- Church: Catholic Church
- Diocese: Diocese of Liège
- See: St Paul's, Liège
- Installed: 24 August 1879
- Predecessor: Theodor Joseph de Montpellier
- Successor: Martin-Hubert Rutten
- Previous posts: Vicar general and coadjutor bishop of the diocese of Liège; President of the Diocesan Seminary of Liège

Orders
- Ordination: 1861
- Consecration: 5 July 1875

Personal details
- Born: 18 May 1837 Chênée, Liège Province, Belgium
- Died: 24 August 1901 (aged 64) Liège, Liège Province, Belgium
- Education: Diocesan Seminary of Liège, Pontifical Gregorian University

= Victor Joseph Doutreloux =

Late 19th century Bishop of Liège, Belgium

Victor Joseph Doutreloux (1837–1901) was a Belgian Catholic clergyman who became bishop of Liège.

==Life==
Doutreloux was born in Chênée on 18 May 1837 and educated at the Collège Marie-Thérèse in Herve and the minor seminary in Sint-Truiden. He entered the Major Seminary in Liège and went on to become a Doctor of Sacred Theology of the Gregorian University in Rome.

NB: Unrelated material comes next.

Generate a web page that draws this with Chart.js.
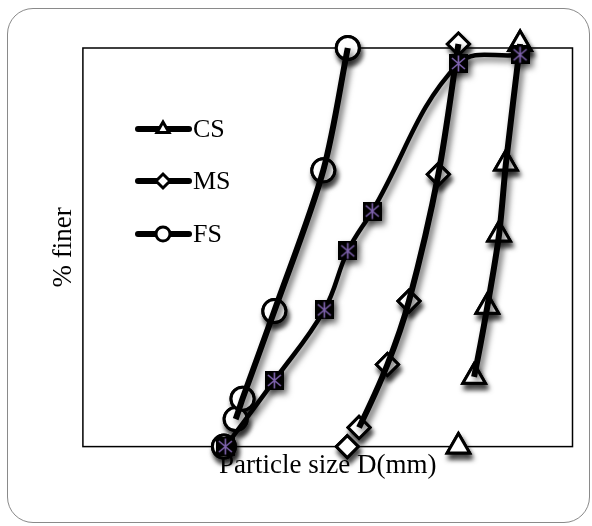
<!DOCTYPE html>
<html>
<head>
<meta charset="utf-8">
<script src="https://cdn.jsdelivr.net/npm/chart.js@4.4.1/dist/chart.umd.min.js"></script>
<style>
  html, body { margin: 0; padding: 0; background: #fff; }
  #wrap { position: relative; width: 592px; height: 526px; overflow: hidden; }
  #frame {
    position: absolute; left: 7px; top: 8px; width: 583px; height: 515px;
    border: 1.5px solid #8a8a8a; border-radius: 26px; box-sizing: border-box;
  }
  canvas { position: absolute; left: 0; top: 0; }
</style>
</head>
<body>
<div id="wrap">
  <div id="frame"></div>
  <canvas id="grading" width="592" height="526"></canvas>
</div>
<script>
// sieve curves (x is relative position, y is % finer)
const csX = [76.7, 79.9, 82.6, 85.0, 86.4, 89.3];
const csY = [0, 17.5, 35.1, 53.2, 71.0, 101];
const msX = [54.0, 56.4, 62.2, 66.6, 72.6, 76.7];
const msY = [0, 4.8, 20.6, 36.5, 68.3, 101];
const fsX = [28.8, 31.2, 32.6, 39.1, 49.1, 54.1];
const fsY = [0, 6.9, 12.0, 34.0, 69.3, 100];
// unlabelled mix curve with square/star markers
const mixX = [29.1, 39.1, 49.3, 54.1, 59.1, 76.7, 89.3];
const mixY = [0, 16.6, 34.3, 49.1, 59.1, 96.1, 98.3];

const seriesNames = ['CS', 'MS', 'FS'];
const seriesMarks = ['triangle', 'rectRot', 'circle'];
const legendY = [129, 181, 234];

const SERIF = '"Liberation Serif", "Times New Roman", serif';

const toPoints = (xs, ys) => xs.map((x, i) => ({ x, y: ys[i] }));

// black square with purple asterisk
const makeSquareStar = () => {
  const c = document.createElement('canvas');
  c.width = 19;
  c.height = 19;
  const g = c.getContext('2d');
  g.fillStyle = '#000';
  g.fillRect(0, 0, 19, 19);
  g.strokeStyle = '#8064b0';
  g.lineWidth = 1.6;
  g.beginPath();
  g.moveTo(9.5, 1.5); g.lineTo(9.5, 17.5);
  g.moveTo(3, 4); g.lineTo(16, 15);
  g.moveTo(16, 4); g.lineTo(3, 15);
  g.stroke();
  return c;
};

// line only; the lonely bottom marker is not joined in the picture
const curve = (label, xs, ys) => ({
  label,
  data: toPoints(xs, ys),
  borderColor: '#000',
  borderWidth: 6,
  tension: 0.3,
  pointRadius: 0,
  segment: {
    borderColor: (c) => (c.p0DataIndex === 0 ? 'rgba(0,0,0,0)' : undefined),
  },
  shadow: 'line',
  order: 1,
  clip: false,
});

// markers only, drawn underneath the lines
const marks = (label, xs, ys, style, radius) => ({
  label: label + ' marks',
  data: toPoints(xs, ys),
  showLine: false,
  pointStyle: style,
  pointRadius: radius,
  pointHoverRadius: radius,
  pointBorderWidth: 3,
  pointBackgroundColor: '#fff',
  pointBorderColor: '#000',
  shadow: 'mark',
  order: 2,
  clip: false,
});

const shadowPlugin = {
  id: 'shadow',
  beforeDatasetsDraw(chart) {
    const { ctx, chartArea: a } = chart;
    ctx.save();
    ctx.strokeStyle = '#000';
    ctx.lineWidth = 1.5;
    ctx.strokeRect(a.left, a.top, a.right - a.left, a.bottom - a.top);
    ctx.restore();
  },
  beforeDatasetDraw(chart, args) {
    const ctx = chart.ctx;
    const kind = chart.data.datasets[args.index].shadow;
    ctx.save();
    if (kind === 'line') {
      ctx.shadowColor = 'rgba(0,0,0,0.6)';
      ctx.shadowBlur = 6;
      ctx.shadowOffsetX = 3;
      ctx.shadowOffsetY = 4;
    } else if (kind === 'mark') {
      ctx.shadowColor = 'rgba(0,0,0,0.75)';
      ctx.shadowBlur = 5;
      ctx.shadowOffsetX = 2;
      ctx.shadowOffsetY = 5;
    }
  },
  afterDatasetDraw(chart, args) {
    const ctx = chart.ctx;
    ctx.restore();
    // paint the markers again without shadow so they stay clean inside
    if (chart.data.datasets[args.index].shadow === 'mark') {
      args.meta.data.forEach((pt) => pt.draw(ctx));
    }
  },
};

const legendPlugin = {
  id: 'insideLegend',
  afterDraw(chart) {
    const ctx = chart.ctx;
    ctx.save();
    seriesNames.forEach((name, i) => {
      const y = legendY[i];
      ctx.strokeStyle = '#000';
      ctx.lineWidth = 6;
      ctx.lineCap = 'round';
      ctx.beginPath();
      ctx.moveTo(138, y);
      ctx.lineTo(189, y);
      ctx.stroke();
      ctx.fillStyle = '#fff';
      ctx.lineWidth = 3;
      Chart.helpers.drawPoint(ctx, { pointStyle: seriesMarks[i], radius: 7, borderWidth: 3, rotation: 0 }, 163, y);
      ctx.fillStyle = '#000';
      ctx.font = '26px ' + SERIF;
      ctx.textBaseline = 'middle';
      ctx.textAlign = 'left';
      ctx.fillText(name, 193, y + 1);
    });
    ctx.restore();
  },
};

new Chart(document.getElementById('grading'), {
  type: 'line',
  data: {
    datasets: [
      {
        label: 'mix',
        data: toPoints(mixX, mixY),
        borderColor: '#000',
        borderWidth: 4.5,
        tension: 0.4,
        pointStyle: makeSquareStar(),
        shadow: 'line',
        order: -1,
        clip: false,
      },
      curve(seriesNames[0], csX, csY),
      curve(seriesNames[1], msX, msY),
      curve(seriesNames[2], fsX, fsY),
      marks(seriesNames[0], csX, csY, seriesMarks[0], 13),
      marks(seriesNames[1], msX, msY, seriesMarks[1], 11),
      marks(seriesNames[2], fsX, fsY, seriesMarks[2], 11.5),
    ],
  },
  options: {
    responsive: false,
    animation: false,
    layout: { autoPadding: false, padding: { left: 48, right: 19.5, top: 48, bottom: 44 } },
    plugins: { legend: { display: false }, tooltip: { enabled: false } },
    scales: {
      x: {
        type: 'linear',
        min: 0,
        max: 100,
        grid: { display: false },
        border: { display: false },
        ticks: { display: false },
        title: {
          display: true,
          text: 'Particle size D(mm)',
          color: '#000',
          font: { family: SERIF, size: 27 },
          padding: { top: -5, bottom: 0 },
        },
      },
      y: {
        min: 0,
        max: 100,
        grid: { display: false },
        border: { display: false },
        ticks: { display: false },
        title: {
          display: true,
          text: '% finer',
          color: '#000',
          font: { family: SERIF, size: 27 },
          padding: { top: 0, bottom: -5.5 },
        },
      },
    },
  },
  plugins: [shadowPlugin, legendPlugin],
});
</script>
</body>
</html>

Doutreloux was ordained to the priesthood in 1861 and became deputy headmaster of the Collège Saint-Quirin in Huy. In 1865 he was appointed director of the minor seminary in Saint-Roch, and in 1871 president of the major seminary in Liège and an honorary canon. In 1874 he became vicar general of the diocese of Liège, and in 1875 coadjutor bishop, with right of succession, being consecrated bishop of Gera on 5 July 1875.

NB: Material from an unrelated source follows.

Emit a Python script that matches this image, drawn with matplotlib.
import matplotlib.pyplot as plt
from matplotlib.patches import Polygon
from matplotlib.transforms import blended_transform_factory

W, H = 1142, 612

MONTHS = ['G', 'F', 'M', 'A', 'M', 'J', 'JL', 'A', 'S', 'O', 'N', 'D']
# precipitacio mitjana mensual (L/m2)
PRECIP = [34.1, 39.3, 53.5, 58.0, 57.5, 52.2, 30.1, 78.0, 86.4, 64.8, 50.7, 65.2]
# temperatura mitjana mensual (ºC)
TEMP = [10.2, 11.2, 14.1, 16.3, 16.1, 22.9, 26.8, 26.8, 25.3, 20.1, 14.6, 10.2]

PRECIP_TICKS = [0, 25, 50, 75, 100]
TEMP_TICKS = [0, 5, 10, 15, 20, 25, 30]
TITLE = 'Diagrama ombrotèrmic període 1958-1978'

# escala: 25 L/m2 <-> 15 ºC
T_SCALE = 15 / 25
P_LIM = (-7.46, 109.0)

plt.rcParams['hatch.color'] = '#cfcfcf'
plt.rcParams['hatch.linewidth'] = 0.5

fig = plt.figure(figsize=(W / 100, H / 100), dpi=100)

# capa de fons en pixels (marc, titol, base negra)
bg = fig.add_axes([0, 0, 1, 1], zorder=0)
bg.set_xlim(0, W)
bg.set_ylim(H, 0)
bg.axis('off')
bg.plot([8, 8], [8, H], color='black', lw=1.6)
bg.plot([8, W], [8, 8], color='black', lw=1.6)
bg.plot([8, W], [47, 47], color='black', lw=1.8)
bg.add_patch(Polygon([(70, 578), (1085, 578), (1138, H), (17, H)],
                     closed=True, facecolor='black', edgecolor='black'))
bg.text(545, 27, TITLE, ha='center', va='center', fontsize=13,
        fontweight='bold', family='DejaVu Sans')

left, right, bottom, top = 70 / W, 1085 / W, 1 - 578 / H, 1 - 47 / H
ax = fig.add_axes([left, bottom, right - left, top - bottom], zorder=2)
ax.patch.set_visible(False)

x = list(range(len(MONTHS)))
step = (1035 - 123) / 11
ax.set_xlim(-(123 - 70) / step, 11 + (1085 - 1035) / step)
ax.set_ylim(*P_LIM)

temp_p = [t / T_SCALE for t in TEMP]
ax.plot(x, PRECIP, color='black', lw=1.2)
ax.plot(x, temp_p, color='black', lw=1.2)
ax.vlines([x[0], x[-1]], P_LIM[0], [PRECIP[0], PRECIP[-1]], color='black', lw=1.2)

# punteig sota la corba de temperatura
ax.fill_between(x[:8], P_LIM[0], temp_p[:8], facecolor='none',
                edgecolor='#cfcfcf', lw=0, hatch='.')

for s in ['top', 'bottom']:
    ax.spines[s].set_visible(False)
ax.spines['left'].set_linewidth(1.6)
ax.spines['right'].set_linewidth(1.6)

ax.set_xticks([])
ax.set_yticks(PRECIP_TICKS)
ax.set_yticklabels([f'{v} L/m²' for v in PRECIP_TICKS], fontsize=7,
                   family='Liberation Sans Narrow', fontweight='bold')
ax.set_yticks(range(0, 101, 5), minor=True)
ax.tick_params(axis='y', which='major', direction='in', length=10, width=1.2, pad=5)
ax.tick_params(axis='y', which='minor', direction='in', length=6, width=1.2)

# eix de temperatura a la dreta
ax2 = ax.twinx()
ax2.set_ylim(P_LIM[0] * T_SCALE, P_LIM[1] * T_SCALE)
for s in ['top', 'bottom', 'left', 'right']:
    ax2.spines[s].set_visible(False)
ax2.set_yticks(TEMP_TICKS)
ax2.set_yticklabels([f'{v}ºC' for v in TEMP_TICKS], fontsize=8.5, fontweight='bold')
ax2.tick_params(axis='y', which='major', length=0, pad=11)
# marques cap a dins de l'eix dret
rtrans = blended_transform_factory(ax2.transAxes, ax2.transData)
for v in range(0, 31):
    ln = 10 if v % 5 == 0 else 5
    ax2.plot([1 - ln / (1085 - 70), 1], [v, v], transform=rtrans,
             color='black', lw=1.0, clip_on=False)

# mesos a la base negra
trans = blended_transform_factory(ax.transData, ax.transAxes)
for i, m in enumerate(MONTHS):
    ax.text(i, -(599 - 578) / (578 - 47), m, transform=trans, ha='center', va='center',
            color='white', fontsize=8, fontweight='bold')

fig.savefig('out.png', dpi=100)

Doutreloux succeeded as bishop of Liège on 24 August 1879, immediately becoming caught up in the conflict (known as the First School War) around the Frère-Orban ministry's 1879 education law. Distrustful of state education, Doutreloux founded Catholic secondary schools in Hasselt, Tongeren, Bree, Peer, Visé, and Dolhain. During his time as bishop he consecrated 150 churches and encouraged largescale religious events, particularly Marian pilgrimages. He supported and helped organise Eucharistic Congresses in Liège, Antwerp and Brussels, but also in Jerusalem, Reims, and Paray-le-Monial. He was concerned to improve the moral and material circumstances of the working class, and took part in the Social Congresses held in Liège in 1886, 1887, and 1890, which were an important influence on the emergence of Christian democracy.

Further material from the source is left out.